A sweet, stirring, and yet refreshingly unsentimental tale of a singer with ambition (and pipes to match), the movie “Wild Rose” is like the anti-“A Star Is Born.” Set in Glasgow, Scotland, and centering on a young single mother and ex-con who dreams of moving to Nashville to become a country singer, this small, glitz-free drama is a bracing counterpoint to that Oscar winner, which garnered several nominations, including one for its star, Lady Gaga. My colleague Ann Hornaday called the 2018 film “a well-seasoned, handsomely cured slab of showbiz schmaltz.”

That line was, deservedly, a compliment. But not everyone has the stomach for such a dish, however savory. “Wild Rose” serves up some of the same ingredients — or at least seems to, at first — but uses a very different recipe.

Much of that difference has to do with the circumstances surrounding its central character, Rose-Lynn Harlan (Jessie Buckley), who, as we first meet her, is just getting out of prison after serving one year on a drug charge. On her release, Rose, as most people call her, moves in with Mom (Julie Walters), who has been taking care of Rose’s two young children (Adam Mitchell and Daisy Littlefield) during her daughter’s incarceration. Given Rose’s passion for American country music — a passion she’s indulged since she was 14 as the front woman for the house band at Glasgow’s Grand Ole Opry — the kids are named, appropriately enough, Lyle and Wynonna.

Rose wears white cowboy boots and an American flag T-shirt. On her forearm, she sports a tattoo reading, “three chords and the truth,” the famous description of country music coined by songwriter Harlan Howard.

To be sure, Americana is big in certain quarters of the U.K. Glasgow’s Opry is a real place, and there’s a long-running BBC radio program dedicated to the musical genre, hosted by “Whispering” Bob Harris. (Harris himself makes a cameo in the film as Rose’s musical mentor.) But Rose, who isn’t called “wild” for nothing, takes her love of country to extremes. She’s willing to pursue her dream, even if it means leaving her children while she searches for stardom — solo — in Music City.

That dilemma provides the film’s emotional conflict, which takes place mostly between Rose, who sees her artistic success as benefiting everyone in the long run, and Rose’s mother, who believes that Lyle and Wynonna need their mother more than Rose needs fame and fortune.

Making matters more complicated is the fact that Rose really can sing.

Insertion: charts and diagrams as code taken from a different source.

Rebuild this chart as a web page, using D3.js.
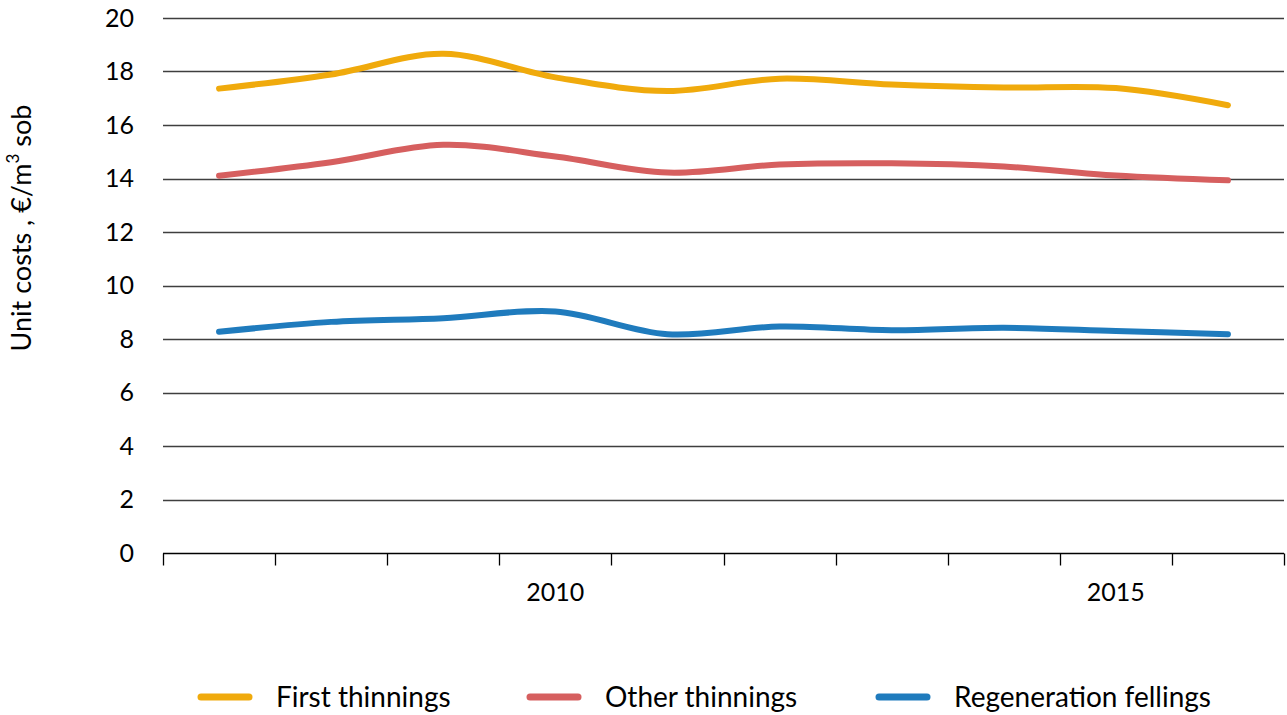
<!DOCTYPE html>
<html>
<head>
  <meta charset="utf-8">
  <style>
    body { margin: 0; background: #fff; }
    text { font-family: Lato, "Open Sans", sans-serif; fill: #000; }
    .grid line { stroke: #3f3f3f; stroke-width: 1.3; }
    .axis--x path, .axis--x line { stroke: #000; stroke-width: 1.3; }
    .line { fill: none; stroke-width: 6; stroke-linecap: round; }
  </style>
  <script src="https://d3js.org/d3.v7.min.js"></script>
</head>
<body>
<script>
  var years = [2007, 2008, 2009, 2010, 2011, 2012, 2013, 2014, 2015, 2016];
  var labelledYears = [2010, 2015];
  var yTicks = [0, 2, 4, 6, 8, 10, 12, 14, 16, 18, 20];

  var seriesNames = ["First thinnings", "Other thinnings", "Regeneration fellings"];
  var seriesColors = ["#f0aa0c", "#d65f5f", "#1f7bbd"];

  var firstThinnings = [17.36, 17.89, 18.66, 17.78, 17.27, 17.73, 17.51, 17.40, 17.38, 16.74];
  var otherThinnings = [14.10, 14.61, 15.26, 14.82, 14.22, 14.52, 14.57, 14.45, 14.11, 13.93];
  var regenFellings  = [8.27, 8.64, 8.78, 9.03, 8.18, 8.47, 8.33, 8.42, 8.30, 8.18];

  var seriesValues = [firstThinnings, otherThinnings, regenFellings];

  var W = 1287, H = 715;
  var margin = {top: 18, right: 3, bottom: 162, left: 163};
  var width = W - margin.left - margin.right,
      height = H - margin.top - margin.bottom;

  var svg = d3.select("body").append("svg")
      .attr("width", W)
      .attr("height", H);

  var g = svg.append("g")
      .attr("transform", "translate(" + margin.left + "," + margin.top + ")");

  var x = d3.scaleBand()
      .domain(years)
      .range([0, width]);

  var y = d3.scaleLinear()
      .domain([0, 20])
      .range([height, 0]);

  // gridlines
  g.append("g")
      .attr("class", "grid")
      .selectAll("line")
      .data(yTicks.filter(function(d) { return d > 0; }))
      .enter().append("line")
      .attr("x1", 0)
      .attr("x2", width)
      .attr("y1", function(d) { return Math.round(y(d)) + 0.5; })
      .attr("y2", function(d) { return Math.round(y(d)) + 0.5; });

  // y tick labels
  g.append("g")
      .selectAll("text")
      .data(yTicks)
      .enter().append("text")
      .attr("x", -29)
      .attr("y", function(d) { return y(d); })
      .attr("dy", "0.35em")
      .attr("text-anchor", "end")
      .attr("font-size", "25px")
      .text(function(d) { return d; });

  // x axis: baseline + ticks at band boundaries
  var xAxis = g.append("g")
      .attr("class", "axis axis--x")
      .attr("transform", "translate(0," + (Math.round(height) + 0.5) + ")");

  xAxis.append("line")
      .attr("x1", 0).attr("x2", width)
      .attr("y1", 0).attr("y2", 0);

  var bounds = years.map(function(d) { return x(d); }).concat([width]);
  xAxis.selectAll(".tick")
      .data(bounds)
      .enter().append("line")
      .attr("class", "tick")
      .attr("x1", function(d) { return Math.round(d) + 0.5; })
      .attr("x2", function(d) { return Math.round(d) + 0.5; })
      .attr("y1", 0)
      .attr("y2", 12);

  xAxis.selectAll(".xlabel")
      .data(labelledYears)
      .enter().append("text")
      .attr("class", "xlabel")
      .attr("x", function(d) { return x(d) + x.bandwidth() / 2; })
      .attr("y", 47)
      .attr("text-anchor", "middle")
      .attr("font-size", "25px")
      .text(function(d) { return d; });

  // y axis title
  var yt = svg.append("text")
      .attr("transform", "translate(31," + (margin.top + 210) + ") rotate(-90)")
      .attr("text-anchor", "middle")
      .attr("font-size", "27px");
  yt.append("tspan").text("Unit costs , €/m");
  yt.append("tspan").attr("font-size", "17px").attr("dy", "-0.7em").text("3");
  yt.append("tspan").attr("dy", "0.45em").text(" sob");

  // lines
  var line = d3.line()
      .x(function(d, i) { return x(years[i]) + x.bandwidth() / 2; })
      .y(function(d) { return y(d); })
      .curve(d3.curveCatmullRom.alpha(0.5));

  g.selectAll(".line")
      .data(seriesValues)
      .enter().append("path")
      .attr("class", "line")
      .attr("stroke", function(d, i) { return seriesColors[i]; })
      .attr("d", line);

  // legend
  var legendX = [198, 527, 876];
  var legend = svg.append("g")
      .selectAll("g")
      .data(seriesNames)
      .enter().append("g")
      .attr("transform", function(d, i) { return "translate(" + legendX[i] + ",697)"; });

  legend.append("line")
      .attr("x1", 3).attr("x2", 51)
      .attr("y1", 0).attr("y2", 0)
      .attr("stroke", function(d, i) { return seriesColors[i]; })
      .attr("stroke-width", 7)
      .attr("stroke-linecap", "round");

  legend.append("text")
      .attr("x", 78)
      .attr("y", 0)
      .attr("dy", "0.35em")
      .attr("font-size", "28px")
      .text(function(d) { return d; });
</script>
</body>
</html>
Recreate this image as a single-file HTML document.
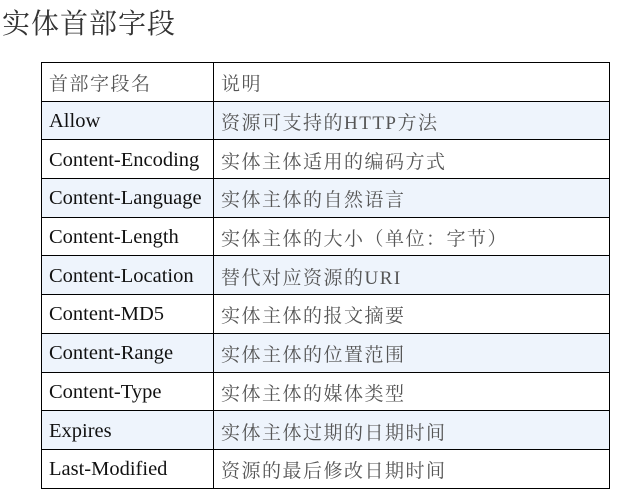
<!DOCTYPE html>
<html><head><meta charset="utf-8"><style>
html,body{margin:0;padding:0;background:#fff;width:633px;height:499px;overflow:hidden}
.t{position:absolute;left:2px;top:2px;font:28px "Liberation Serif","Noto Serif CJK SC",serif;color:#333;letter-spacing:1px}
table{position:absolute;left:41px;top:62px;border-collapse:collapse;width:569px;table-layout:fixed}
td{border:1.5px solid #000;height:38.7px;padding:2px 0 0 7px;box-sizing:border-box;font:20.5px "Liberation Serif","Noto Serif CJK SC",serif;color:#111;white-space:nowrap;overflow:hidden}
td.c{color:#555;font-size:19px;letter-spacing:1.5px}
tr.b td{background:#eef4fc}
col.a{width:172px}
</style></head><body>
<div class="t">实体首部字段</div>
<table><colgroup><col class="a"><col></colgroup>
<tr><td class="c">首部字段名</td><td class="c">说明</td></tr>
<tr class="b"><td>Allow</td><td class="c">资源可支持的HTTP方法</td></tr>
<tr><td>Content-Encoding</td><td class="c">实体主体适用的编码方式</td></tr>
<tr class="b"><td>Content-Language</td><td class="c">实体主体的自然语言</td></tr>
<tr><td>Content-Length</td><td class="c">实体主体的大小（单位：字节）</td></tr>
<tr class="b"><td>Content-Location</td><td class="c">替代对应资源的URI</td></tr>
<tr><td>Content-MD5</td><td class="c">实体主体的报文摘要</td></tr>
<tr class="b"><td>Content-Range</td><td class="c">实体主体的位置范围</td></tr>
<tr><td>Content-Type</td><td class="c">实体主体的媒体类型</td></tr>
<tr class="b"><td>Expires</td><td class="c">实体主体过期的日期时间</td></tr>
<tr><td>Last-Modified</td><td class="c">资源的最后修改日期时间</td></tr>
</table>
</body></html>
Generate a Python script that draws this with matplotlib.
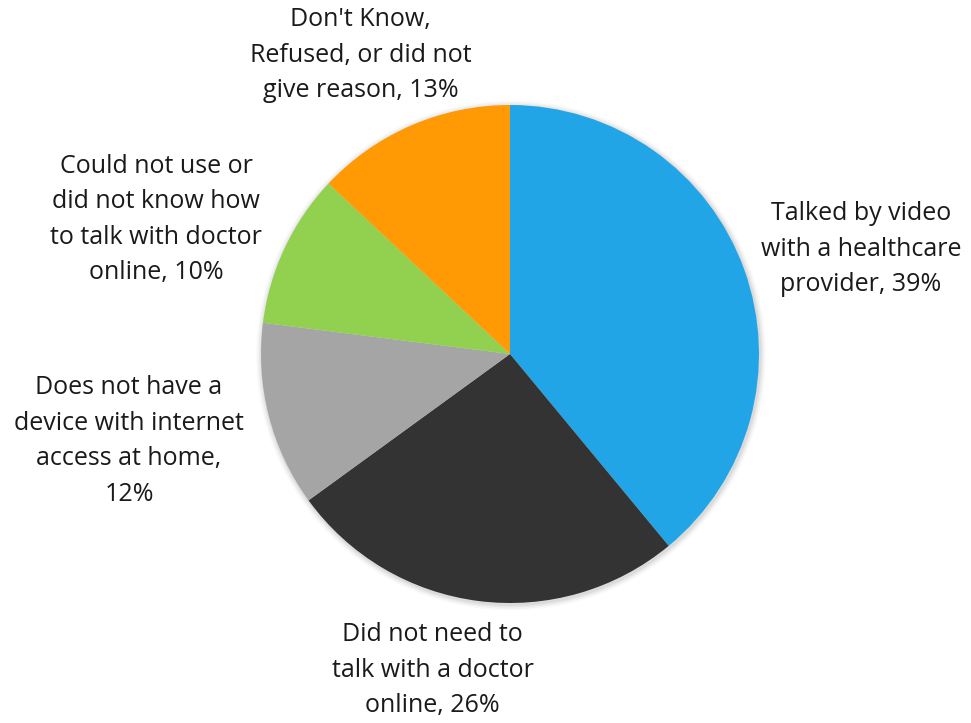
import matplotlib
matplotlib.use('agg')
import matplotlib.pyplot as plt
from matplotlib.patches import Circle

plt.rcParams['font.family'] = ['Open Sans', 'DejaVu Sans']

labels = ["Talked by video\nwith a healthcare\nprovider",
          "Did not need to\ntalk with a doctor\nonline",
          "Does not have a\ndevice with internet\naccess at home,\n",
          "Could not use or\ndid not know how\nto talk with doctor\nonline",
          "Don't Know,\nRefused, or did not\ngive reason"]
values = [39, 26, 12, 10, 13]
colors = ['#22A5E6', '#333333', '#A5A5A5', '#92D050', '#FF9A05']
# label centres, in pie radius units
label_pos = [(1.41, 0.42), (-0.31, -1.27), (-1.53, -0.35), (-1.42, 0.54), (-0.60, 1.20)]

fig = plt.figure(figsize=(9.71, 7.23), dpi=100)
ax = fig.add_axes([0, 0, 1, 1])
r_px = 249.0
cx, cy = 510.0, 354.0

# soft shadow under the pie
for i, a in enumerate([0.05, 0.04, 0.03, 0.02]):
    ax.add_patch(Circle((0.004, -0.006), 1.0 + 0.006 * (i + 1), color='black',
                        alpha=a, lw=0, zorder=0))

ax.pie(values, colors=colors, startangle=90, counterclock=False, radius=1.0,
       center=(0, 0), wedgeprops=dict(linewidth=0), frame=True)
ax.set_xlim(-cx / r_px, (971 - cx) / r_px)
ax.set_ylim(-(723 - cy) / r_px, cy / r_px)
ax.set_aspect('equal')
ax.axis('off')

for lab, v, (x, y) in zip(labels, values, label_pos):
    text = lab.rstrip('\n')
    if lab.endswith('\n'):
        text = text + '\n' + f'{v}%'
    else:
        text = text + f', {v}%'
    ax.text(x, y, text, ha='center', va='center', fontsize=18,
            color='#1a1a1a', linespacing=1.55)

fig.savefig('out.png', dpi=100)
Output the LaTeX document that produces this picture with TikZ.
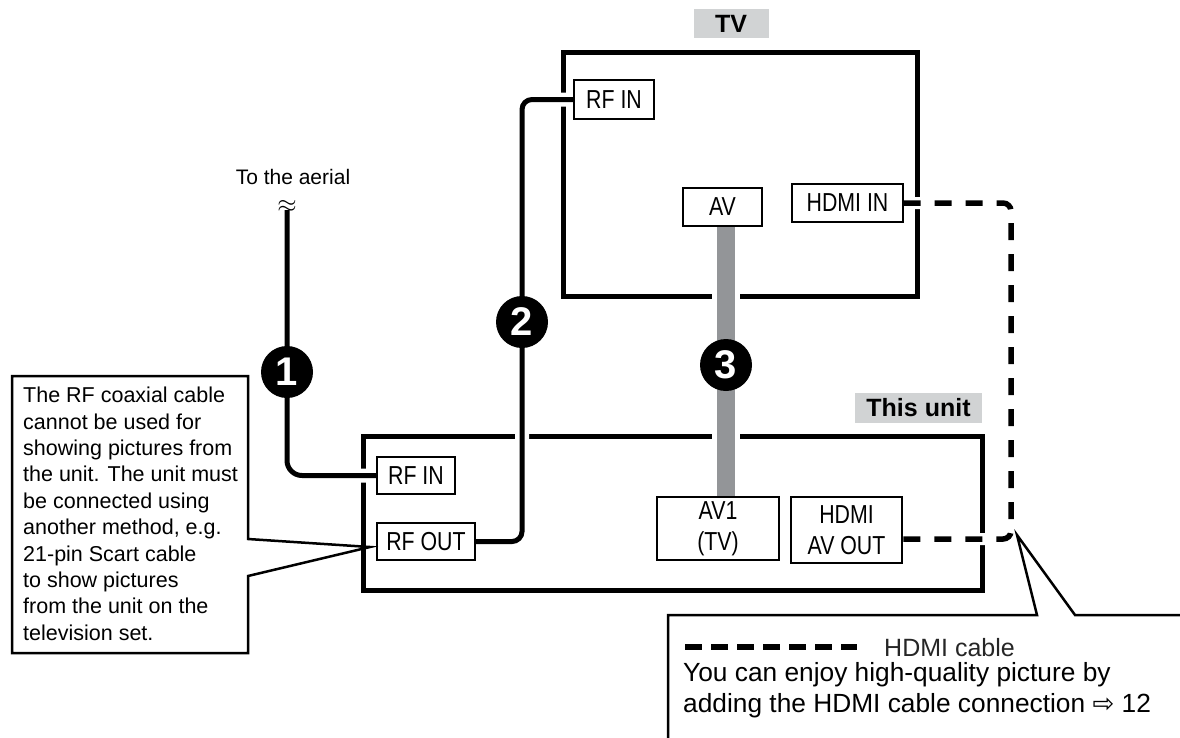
\documentclass[tikz,border=0pt]{standalone}
\usepackage{fontspec}
\setmainfont{Liberation Sans}
\newfontfamily\portfont[FakeStretch=0.82]{Liberation Sans}
\newfontfamily\symfont{DejaVu Sans}
\definecolor{cablegray}{HTML}{939598}
\definecolor{labelgray}{HTML}{D1D3D4}
\begin{document}
\begin{tikzpicture}[x=1pt,y=-1pt,
  port/.style={draw=black, line width=1.4pt, fill=white, inner sep=0pt, align=center,
    font=\portfont\fontsize{26}{31}\selectfont},
  devbox/.style={draw=black, line width=5pt, inner sep=0pt},
  cable/.style={draw=black, line width=5pt},
  halo/.style={draw=white, line width=14pt},
  badge/.style={circle, fill=black, minimum size=52pt, inner sep=0pt, text=white,
    font=\bfseries\fontsize{40}{40}\selectfont},
  tag/.style={fill=labelgray, inner sep=0pt, font=\bfseries\fontsize{25}{30}\selectfont},
  hdmiline/.style={draw=black, line width=5.5pt, dash pattern=on 17pt off 14pt},
  callout/.style={draw=black, line width=2.5pt, line join=miter},
  plain/.style={inner sep=0pt, font=\fontsize{21.5}{26.4}\selectfont},
]
\useasboundingbox (0,0) rectangle (1180,737);

% device boxes
\node[devbox, minimum width=354pt, minimum height=244pt] (tv) at (740,174) {};
\node[devbox, minimum width=619pt, minimum height=154pt] (unit) at (672.5,513) {};
\node[tag, minimum width=75pt, minimum height=29pt] (tvtag) at (731,23.5) {TV};
\node[tag, minimum width=127pt, minimum height=30pt] (unittag) at (918.5,408) {This unit};

% ports (placed first as anchors, redrawn later on top)
\path
  (614,99.5)   node[port, minimum width=80pt, minimum height=39pt] (tvrfin) {RF IN}
  (722.5,207)  node[port, minimum width=79pt, minimum height=38pt] (tvav) {AV}
  (847.5,203)  node[port, minimum width=111pt, minimum height=38pt] (tvhdmi) {HDMI IN}
  (416,475.5)  node[port, minimum width=78pt, minimum height=37pt] (urfin) {RF IN}
  (426,541.5)  node[port, minimum width=98pt, minimum height=37pt] (urfout) {RF OUT}
  (718,528.5)  node[port, minimum width=122pt, minimum height=63pt] (uav1) {AV1\\(TV)}
  (846.5,530)  node[port, minimum width=111pt, minimum height=66pt] (uhdmi) {HDMI\\AV OUT};

% key coordinates
\coordinate (aer) at (287,210);
\coordinate (k1) at (287,372);
\coordinate (k2) at (522,322);
\coordinate (k3) at (726,365);
\coordinate (hc) at (1011,370);
\coordinate (hout) at ([yshift=-9pt]uhdmi.east);

% cable 1
\draw[halo, rounded corners=15pt] (aer) |- (urfin.west);
\draw[cable, rounded corners=15pt] (aer) |- (urfin.west);
% cable 2
\draw[halo, rounded corners=10pt] (urfout.east) -| (k2) |- (tvrfin.west);
\draw[cable, rounded corners=10pt] (urfout.east) -| (k2) |- (tvrfin.west);
% cable 3 (scart)
\draw[draw=white, line width=28pt] (k3 |- tvav.south) -- (k3 |- uav1.north);
\draw[draw=cablegray, line width=18pt] (k3 |- tvav.south) -- (k3 |- uav1.north);
% HDMI cable
\draw[draw=white, line width=12pt, rounded corners=8pt] (tvhdmi.east) -| (hc) |- (hout);
\draw[hdmiline, rounded corners=8pt] (tvhdmi.east) -| (hc) |- (hout);

% ports on top
\path
  (614,99.5)   node[port, minimum width=80pt, minimum height=39pt] {RF IN}
  (722.5,207)  node[port, minimum width=79pt, minimum height=38pt] {AV}
  (847.5,203)  node[port, minimum width=111pt, minimum height=38pt] {HDMI IN}
  (416,475.5)  node[port, minimum width=78pt, minimum height=37pt] {RF IN}
  (426,541.5)  node[port, minimum width=98pt, minimum height=37pt] {RF OUT}
  (718,528.5)  node[port, minimum width=122pt, minimum height=63pt] {AV1\\(TV)}
  (846.5,530)  node[port, minimum width=111pt, minimum height=66pt] {HDMI\\AV OUT};

% badges
\node[badge] (b1) at (k1) {1};
\node[badge] (b2) at (k2) {2};
\node[badge] (b3) at (k3) {3};

% aerial
\node[plain, font=\fontsize{21}{25}\selectfont] (aertext) at (293,177) {To the aerial};
\node[inner sep=0pt, font=\fontsize{28}{28}\selectfont] (wave) at (287,206) {$\approx$};

% left callout
\coordinate (tip1) at (370,547);
\draw[callout, fill=white] (248,539) -- (tip1) -- (248,576) -- (248,653) -- (12,653)
  -- (12,376) -- (248,376) -- cycle;
\node[plain, anchor=north west, align=left] (note1) at (23,387)
  {The RF coaxial cable\\cannot be used for\\showing pictures from\\the unit. The unit must\\be connected using\\another method, e.g.\\21-pin Scart cable\\to show pictures\\from the unit on the\\television set.};

% bottom callout
\coordinate (tip2) at (1017,535);
\begin{scope}
\clip (0,0) rectangle (1180,737);
\draw[callout] (668,745) -- (668,615) -- (1037,615) -- (tip2) -- (1075,615) -- (1190,615);
\end{scope}
\coordinate (lg1) at (685,647);
\coordinate (lg2) at (857,647);
\draw[draw=black, line width=5.5pt, dash pattern=on 17pt off 9pt] (lg1) -- (lg2);
\node[inner sep=0pt, anchor=west, font=\fontsize{25}{30}\selectfont, text=black!85] (lgtext) at (884,648) {HDMI cable};
\node[inner sep=0pt, anchor=north west, align=left, font=\fontsize{26.3}{31}\selectfont] (note2) at (683,662)
  {You can enjoy high-quality picture by\\adding the HDMI cable connection {\symfont\fontsize{26}{26}\selectfont ⇨} 12};
\end{tikzpicture}
\end{document}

The Irish-born Buckley, who starred in the 2017 thriller “Beast” and who is currently drawing attention in “Chernobyl,” took second prize in the BBC talent show “I’d Do Anything” in 2008. At 29, she has already had a career in stage musicals. As Rose, the actress makes her character’s dilemma palpable: Why should she give up something she’s so good at? On the other hand, is success worth sacrificing a relationship with her children?

Jessie Buckley plays an aspiring country singer in “Wild Rose.” (Aimee Spinks/Neon)
Jessie Buckley plays an aspiring country singer in “Wild Rose.” (Aimee Spinks/Neon)

That’s the question that so many women artists with children confront — artists of all disciplines — and that fathers rarely do. It’s also a question that so many movies fail to explore as honestly as this one. When Rose meets a benefactor (Sophie Okonedo), a well-off woman who hires Rose as a housekeeper and who is poised to facilitate her trip to Nashville, it seems as if the movie is going to turn into the fairy tale we have seen before.

To its great credit, the movie (directed by Tom Harper, from a script by Nicole Taylor) turns left when you expect it to turn right, taking a route that is less well traveled, yet more plausible.

When Rose does visit Nashville, albeit briefly, the clerk at her motel tells her: “May all your heartbreaks be songs, and may all your songs be hits.” In this case, there’s heartbreak either way Rose turns. In “Wild Rose,” that heartbreak can — and does — become something beautiful. As Whispering Bob puts it, Rose has already got a voice; now she just needs to find something to say with it.

She does, and so does this movie.

R. Contains crude language throughout, some sexuality and brief drug use. 101 minutes.